To resolve the shortage of Omega-3
The idea behind algae pilot is to utilize the photosynthesis, the combination of nutrients, water, CO2 and sunlight to produce omega-3-rich microalgae, which can become a new source of omega-3 in fish feed.

The source of omega-3 in the fish farming industry has for many years been fish oil, but the global shortage of this oil requires alternative sources to be developed. Establishing pilot algae production is a result of an ongoing collaboration between the research and aquaculture sommunities.

- Production in the laboratory facility at UiB has been promising, says Anders Goksøyr, professor at the University of Bergen.
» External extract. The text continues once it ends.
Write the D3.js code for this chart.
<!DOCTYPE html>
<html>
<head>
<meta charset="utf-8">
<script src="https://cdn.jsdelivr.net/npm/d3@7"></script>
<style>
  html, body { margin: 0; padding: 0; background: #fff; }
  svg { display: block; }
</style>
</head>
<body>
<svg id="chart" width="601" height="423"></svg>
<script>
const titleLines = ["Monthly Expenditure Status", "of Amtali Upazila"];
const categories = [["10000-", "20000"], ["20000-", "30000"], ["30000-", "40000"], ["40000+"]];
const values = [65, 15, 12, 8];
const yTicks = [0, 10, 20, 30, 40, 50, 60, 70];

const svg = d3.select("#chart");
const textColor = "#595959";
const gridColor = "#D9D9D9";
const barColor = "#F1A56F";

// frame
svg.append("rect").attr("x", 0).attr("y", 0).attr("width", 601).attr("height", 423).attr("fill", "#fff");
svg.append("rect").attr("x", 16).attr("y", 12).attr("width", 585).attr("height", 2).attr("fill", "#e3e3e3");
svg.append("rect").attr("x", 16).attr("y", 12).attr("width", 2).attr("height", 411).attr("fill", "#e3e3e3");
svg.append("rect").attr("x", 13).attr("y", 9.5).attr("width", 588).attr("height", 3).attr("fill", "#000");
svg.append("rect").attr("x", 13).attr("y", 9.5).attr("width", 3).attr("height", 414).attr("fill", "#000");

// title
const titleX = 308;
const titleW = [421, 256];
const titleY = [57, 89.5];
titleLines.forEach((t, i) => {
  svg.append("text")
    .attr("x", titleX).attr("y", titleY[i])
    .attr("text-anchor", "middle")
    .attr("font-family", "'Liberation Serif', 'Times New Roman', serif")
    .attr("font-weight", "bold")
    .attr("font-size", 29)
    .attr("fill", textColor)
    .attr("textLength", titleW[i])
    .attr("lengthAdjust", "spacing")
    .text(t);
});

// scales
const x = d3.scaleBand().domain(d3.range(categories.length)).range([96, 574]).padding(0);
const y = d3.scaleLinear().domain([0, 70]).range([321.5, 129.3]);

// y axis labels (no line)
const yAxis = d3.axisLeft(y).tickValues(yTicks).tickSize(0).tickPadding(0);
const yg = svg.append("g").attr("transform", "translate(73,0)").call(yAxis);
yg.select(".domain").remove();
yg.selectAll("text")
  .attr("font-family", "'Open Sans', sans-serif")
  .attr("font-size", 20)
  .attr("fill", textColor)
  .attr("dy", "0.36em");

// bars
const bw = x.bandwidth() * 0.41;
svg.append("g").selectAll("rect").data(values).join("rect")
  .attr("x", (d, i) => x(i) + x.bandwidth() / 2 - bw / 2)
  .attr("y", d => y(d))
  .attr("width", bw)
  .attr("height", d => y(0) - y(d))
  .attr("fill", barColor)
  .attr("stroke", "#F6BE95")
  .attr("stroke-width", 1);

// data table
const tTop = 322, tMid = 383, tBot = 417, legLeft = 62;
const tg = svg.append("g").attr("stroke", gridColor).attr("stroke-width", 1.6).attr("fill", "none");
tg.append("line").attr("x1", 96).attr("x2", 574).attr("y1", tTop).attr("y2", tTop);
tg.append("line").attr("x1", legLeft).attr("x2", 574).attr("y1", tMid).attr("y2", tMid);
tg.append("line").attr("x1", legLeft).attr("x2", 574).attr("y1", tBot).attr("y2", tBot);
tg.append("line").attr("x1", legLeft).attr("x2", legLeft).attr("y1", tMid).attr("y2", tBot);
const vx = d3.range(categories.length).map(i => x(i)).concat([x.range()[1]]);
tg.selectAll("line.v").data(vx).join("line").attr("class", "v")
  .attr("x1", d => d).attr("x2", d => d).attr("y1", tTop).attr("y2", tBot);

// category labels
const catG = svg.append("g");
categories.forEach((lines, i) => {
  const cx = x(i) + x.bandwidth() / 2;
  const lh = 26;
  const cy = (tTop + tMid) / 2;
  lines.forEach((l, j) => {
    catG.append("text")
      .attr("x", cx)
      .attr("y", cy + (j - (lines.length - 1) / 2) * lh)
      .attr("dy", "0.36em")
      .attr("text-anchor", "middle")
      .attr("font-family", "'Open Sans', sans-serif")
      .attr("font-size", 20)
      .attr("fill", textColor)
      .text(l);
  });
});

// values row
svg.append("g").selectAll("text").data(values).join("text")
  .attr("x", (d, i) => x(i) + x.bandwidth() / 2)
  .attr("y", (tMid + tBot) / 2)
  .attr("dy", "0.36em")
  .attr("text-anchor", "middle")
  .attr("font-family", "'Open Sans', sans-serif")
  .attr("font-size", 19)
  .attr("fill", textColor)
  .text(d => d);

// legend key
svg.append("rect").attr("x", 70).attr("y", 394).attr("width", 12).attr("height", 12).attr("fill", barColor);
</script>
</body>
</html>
- With algae pilot plant at Mongstad we can test algae production on a larger scale, and enhance expertise in the utilization of this valuable resource. This could be a step towards a full scale production of microalgae, he said.

Harvesting more knowledge
The laboratory facility at UiB has a volume of around 250 liters. Initially, the new plant at Mongstad starts with total volume about 4000 liters. The pilot plant will consist of two buildings totaling about 350 square meters, a greenhouse with equipment for the production of biomass and an operations building with laboratories and other necessary processing equipment.
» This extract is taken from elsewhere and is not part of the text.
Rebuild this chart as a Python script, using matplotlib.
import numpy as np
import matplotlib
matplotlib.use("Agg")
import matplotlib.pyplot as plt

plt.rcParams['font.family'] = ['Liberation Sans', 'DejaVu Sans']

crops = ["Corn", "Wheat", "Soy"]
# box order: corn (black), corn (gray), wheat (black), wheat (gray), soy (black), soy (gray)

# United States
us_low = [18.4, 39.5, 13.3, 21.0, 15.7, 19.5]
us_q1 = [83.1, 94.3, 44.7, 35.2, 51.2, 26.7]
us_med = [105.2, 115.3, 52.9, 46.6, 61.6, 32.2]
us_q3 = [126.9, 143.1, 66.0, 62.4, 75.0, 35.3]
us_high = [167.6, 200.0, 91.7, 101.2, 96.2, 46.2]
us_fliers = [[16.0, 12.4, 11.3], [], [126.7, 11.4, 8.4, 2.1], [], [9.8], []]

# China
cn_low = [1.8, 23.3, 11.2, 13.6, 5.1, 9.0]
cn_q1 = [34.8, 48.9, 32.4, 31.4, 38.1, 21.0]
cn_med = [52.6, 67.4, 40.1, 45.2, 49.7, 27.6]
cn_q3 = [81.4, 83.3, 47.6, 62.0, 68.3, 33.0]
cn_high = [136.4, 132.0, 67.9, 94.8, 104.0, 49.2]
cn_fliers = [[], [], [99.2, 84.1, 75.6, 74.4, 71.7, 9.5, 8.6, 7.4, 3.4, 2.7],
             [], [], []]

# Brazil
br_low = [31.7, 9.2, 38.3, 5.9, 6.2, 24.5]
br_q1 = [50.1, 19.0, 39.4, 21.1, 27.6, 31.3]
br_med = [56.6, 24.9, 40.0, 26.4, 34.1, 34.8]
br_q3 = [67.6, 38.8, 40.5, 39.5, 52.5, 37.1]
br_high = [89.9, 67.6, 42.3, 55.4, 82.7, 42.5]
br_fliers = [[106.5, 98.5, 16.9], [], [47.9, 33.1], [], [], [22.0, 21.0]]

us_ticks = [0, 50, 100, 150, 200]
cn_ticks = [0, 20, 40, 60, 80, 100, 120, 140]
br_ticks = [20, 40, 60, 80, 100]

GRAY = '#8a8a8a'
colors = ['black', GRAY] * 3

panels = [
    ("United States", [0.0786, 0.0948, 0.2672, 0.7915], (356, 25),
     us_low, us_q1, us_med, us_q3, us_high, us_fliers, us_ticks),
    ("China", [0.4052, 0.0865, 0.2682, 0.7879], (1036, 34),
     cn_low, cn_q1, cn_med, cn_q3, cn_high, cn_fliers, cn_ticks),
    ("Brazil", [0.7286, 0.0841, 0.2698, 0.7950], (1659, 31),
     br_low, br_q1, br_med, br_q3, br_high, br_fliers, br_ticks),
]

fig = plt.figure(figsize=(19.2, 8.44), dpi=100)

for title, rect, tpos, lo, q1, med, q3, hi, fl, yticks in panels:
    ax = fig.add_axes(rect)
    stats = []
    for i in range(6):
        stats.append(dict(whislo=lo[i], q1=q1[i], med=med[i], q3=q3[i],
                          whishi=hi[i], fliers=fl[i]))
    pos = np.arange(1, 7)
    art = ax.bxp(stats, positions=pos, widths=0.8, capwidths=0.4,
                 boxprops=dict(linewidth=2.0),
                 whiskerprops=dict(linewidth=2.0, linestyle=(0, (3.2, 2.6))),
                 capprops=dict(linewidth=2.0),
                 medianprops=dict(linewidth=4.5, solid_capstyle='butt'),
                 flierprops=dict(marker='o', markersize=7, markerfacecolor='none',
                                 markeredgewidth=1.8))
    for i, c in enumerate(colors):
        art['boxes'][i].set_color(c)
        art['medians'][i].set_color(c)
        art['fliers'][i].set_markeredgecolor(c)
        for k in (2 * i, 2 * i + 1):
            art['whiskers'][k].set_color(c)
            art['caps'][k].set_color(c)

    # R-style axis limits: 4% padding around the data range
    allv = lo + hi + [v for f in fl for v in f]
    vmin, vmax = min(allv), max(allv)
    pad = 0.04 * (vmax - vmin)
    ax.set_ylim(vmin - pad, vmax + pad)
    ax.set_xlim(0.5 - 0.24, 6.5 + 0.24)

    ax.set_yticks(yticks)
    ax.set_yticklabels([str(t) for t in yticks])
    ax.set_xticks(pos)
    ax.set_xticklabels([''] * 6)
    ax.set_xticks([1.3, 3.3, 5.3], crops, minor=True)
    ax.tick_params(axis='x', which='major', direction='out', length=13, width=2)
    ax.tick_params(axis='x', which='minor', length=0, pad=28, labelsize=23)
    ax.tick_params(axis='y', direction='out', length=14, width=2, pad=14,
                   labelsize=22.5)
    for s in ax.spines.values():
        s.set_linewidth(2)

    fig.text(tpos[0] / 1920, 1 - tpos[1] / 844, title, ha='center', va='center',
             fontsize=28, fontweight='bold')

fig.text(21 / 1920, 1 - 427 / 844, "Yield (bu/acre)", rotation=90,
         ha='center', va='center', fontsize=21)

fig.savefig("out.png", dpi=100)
- The pilot plant forms the basis for developing more knowledge of the entire value chain, from the selection of the right kind of microalgae until production of omega-3 fatty acids, says Hans Kleivdal, Research Director at Uni Research.. He has the academic responsibility for the project.

Operation of the plant will take place in cooperation with the company CO2Bio, which is owned by Marine Harvest, Leroy Seafood, EWOS, Salmon Group, Grieg Seafood, and Uni Research Bergen Teknologioverføring (BTO) and Nordhordland handverk- and Industrilag (NHIL).
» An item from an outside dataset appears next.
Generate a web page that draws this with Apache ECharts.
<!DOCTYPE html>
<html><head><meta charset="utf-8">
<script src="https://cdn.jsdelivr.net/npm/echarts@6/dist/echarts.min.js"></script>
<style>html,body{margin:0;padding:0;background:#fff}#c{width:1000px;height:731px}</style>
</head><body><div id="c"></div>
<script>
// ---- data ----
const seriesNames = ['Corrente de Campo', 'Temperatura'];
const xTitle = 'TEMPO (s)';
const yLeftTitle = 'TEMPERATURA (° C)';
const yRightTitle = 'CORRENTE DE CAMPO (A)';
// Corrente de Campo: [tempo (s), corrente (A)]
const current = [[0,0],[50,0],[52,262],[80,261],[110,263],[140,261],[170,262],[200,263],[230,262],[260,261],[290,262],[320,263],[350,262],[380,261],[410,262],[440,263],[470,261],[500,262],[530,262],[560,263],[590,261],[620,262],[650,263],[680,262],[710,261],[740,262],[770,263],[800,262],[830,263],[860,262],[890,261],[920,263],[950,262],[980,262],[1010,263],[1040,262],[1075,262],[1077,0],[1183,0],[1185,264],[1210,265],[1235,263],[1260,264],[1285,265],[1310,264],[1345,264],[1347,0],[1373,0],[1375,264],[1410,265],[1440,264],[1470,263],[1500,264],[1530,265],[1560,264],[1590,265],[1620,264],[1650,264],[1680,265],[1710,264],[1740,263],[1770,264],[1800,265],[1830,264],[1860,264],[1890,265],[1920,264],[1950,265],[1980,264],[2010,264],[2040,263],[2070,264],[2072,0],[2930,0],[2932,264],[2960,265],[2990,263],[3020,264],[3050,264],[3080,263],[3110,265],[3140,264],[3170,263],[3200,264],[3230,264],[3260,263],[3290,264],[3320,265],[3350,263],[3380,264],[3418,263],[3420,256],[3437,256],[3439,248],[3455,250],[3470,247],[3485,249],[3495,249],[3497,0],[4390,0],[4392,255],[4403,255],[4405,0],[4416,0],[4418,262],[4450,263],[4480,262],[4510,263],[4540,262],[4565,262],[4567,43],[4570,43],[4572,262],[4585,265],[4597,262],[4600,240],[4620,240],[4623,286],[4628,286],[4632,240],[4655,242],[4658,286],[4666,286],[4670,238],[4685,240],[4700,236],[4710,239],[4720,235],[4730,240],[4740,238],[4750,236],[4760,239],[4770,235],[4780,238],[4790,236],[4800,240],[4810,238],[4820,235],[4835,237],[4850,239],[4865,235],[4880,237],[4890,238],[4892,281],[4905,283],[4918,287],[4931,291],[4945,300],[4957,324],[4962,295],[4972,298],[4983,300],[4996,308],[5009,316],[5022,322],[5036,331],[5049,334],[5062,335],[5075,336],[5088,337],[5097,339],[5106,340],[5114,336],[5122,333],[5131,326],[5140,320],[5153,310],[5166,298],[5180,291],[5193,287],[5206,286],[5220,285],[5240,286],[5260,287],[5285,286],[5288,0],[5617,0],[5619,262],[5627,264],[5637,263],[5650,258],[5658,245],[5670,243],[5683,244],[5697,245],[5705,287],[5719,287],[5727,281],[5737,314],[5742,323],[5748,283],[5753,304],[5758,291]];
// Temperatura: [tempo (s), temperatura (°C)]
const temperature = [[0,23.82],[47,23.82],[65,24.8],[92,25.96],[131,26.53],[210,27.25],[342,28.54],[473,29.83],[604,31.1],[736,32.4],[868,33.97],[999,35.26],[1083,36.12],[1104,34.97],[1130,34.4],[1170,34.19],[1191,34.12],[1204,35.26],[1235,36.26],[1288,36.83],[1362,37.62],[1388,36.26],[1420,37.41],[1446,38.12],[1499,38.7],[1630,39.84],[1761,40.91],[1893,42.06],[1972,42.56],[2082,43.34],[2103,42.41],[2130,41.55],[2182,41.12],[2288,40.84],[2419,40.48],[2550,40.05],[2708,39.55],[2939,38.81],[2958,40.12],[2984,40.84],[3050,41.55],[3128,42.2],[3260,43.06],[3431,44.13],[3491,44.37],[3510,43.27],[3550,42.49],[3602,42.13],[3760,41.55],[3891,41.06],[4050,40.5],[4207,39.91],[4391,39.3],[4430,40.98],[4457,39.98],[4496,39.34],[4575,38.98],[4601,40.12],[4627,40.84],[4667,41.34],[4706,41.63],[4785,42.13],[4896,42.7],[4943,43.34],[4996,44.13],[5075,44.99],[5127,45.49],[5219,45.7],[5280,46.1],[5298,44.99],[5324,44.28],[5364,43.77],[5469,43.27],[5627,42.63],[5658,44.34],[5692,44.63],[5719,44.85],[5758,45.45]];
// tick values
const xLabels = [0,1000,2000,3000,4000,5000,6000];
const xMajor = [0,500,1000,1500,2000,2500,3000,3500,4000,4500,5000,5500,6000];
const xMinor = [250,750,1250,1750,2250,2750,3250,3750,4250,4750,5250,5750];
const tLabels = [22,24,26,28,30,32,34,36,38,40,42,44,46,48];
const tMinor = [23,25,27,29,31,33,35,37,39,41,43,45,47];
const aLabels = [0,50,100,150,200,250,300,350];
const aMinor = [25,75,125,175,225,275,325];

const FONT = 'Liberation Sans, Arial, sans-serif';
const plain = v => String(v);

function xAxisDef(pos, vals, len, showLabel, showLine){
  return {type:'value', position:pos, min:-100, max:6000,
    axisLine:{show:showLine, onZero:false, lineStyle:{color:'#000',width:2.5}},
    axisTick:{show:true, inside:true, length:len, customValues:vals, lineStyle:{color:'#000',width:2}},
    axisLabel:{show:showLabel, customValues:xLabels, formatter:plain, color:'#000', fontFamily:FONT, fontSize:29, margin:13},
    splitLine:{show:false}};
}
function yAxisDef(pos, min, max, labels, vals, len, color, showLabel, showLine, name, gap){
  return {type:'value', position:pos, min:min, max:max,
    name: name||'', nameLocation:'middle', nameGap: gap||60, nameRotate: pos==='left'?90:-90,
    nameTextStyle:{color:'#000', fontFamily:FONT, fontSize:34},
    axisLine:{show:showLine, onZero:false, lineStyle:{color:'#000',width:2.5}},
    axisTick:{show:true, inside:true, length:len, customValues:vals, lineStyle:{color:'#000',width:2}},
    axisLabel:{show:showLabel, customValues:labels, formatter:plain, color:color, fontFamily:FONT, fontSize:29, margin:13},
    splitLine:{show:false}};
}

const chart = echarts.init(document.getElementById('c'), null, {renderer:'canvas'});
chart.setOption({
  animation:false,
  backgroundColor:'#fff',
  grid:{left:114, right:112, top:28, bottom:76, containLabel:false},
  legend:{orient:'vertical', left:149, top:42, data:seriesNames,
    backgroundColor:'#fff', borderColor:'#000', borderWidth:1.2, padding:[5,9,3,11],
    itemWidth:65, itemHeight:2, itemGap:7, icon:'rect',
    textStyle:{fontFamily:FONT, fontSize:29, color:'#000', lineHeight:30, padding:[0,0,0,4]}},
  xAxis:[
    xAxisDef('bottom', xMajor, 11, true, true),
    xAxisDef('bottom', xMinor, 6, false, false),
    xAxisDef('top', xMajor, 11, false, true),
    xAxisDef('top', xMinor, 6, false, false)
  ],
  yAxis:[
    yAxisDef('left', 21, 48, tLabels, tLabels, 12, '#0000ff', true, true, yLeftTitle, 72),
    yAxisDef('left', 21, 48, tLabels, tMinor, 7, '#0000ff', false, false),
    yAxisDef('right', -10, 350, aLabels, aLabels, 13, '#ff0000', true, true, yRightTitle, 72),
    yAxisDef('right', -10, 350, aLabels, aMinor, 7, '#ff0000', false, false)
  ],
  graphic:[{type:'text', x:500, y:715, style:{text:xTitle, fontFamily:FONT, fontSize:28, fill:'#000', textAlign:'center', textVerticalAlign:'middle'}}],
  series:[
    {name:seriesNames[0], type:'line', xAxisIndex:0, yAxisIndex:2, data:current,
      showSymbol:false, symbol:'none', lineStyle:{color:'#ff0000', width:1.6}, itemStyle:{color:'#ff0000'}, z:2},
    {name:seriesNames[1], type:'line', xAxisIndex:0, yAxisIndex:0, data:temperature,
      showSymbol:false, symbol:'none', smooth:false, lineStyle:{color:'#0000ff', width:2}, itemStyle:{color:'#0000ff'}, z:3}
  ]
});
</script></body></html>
- For us as feed supplier, it is important to increase access to marine raw materials in a sustainable manner. We are engaged in CO2Bio AS because we believe that algae could be part of the solution to commodity challenges in the future, says CEO Einar Wathne EWOS Group.

The total budget is around 18 million. University of Bergen contributes NOK 6 million, while NOK 6 million is allocated from the state budget. In addition, the aquaculture industry with NOK 3 million, Hordaland County with NOK 2 million and regional municipalities with NOK 1 million.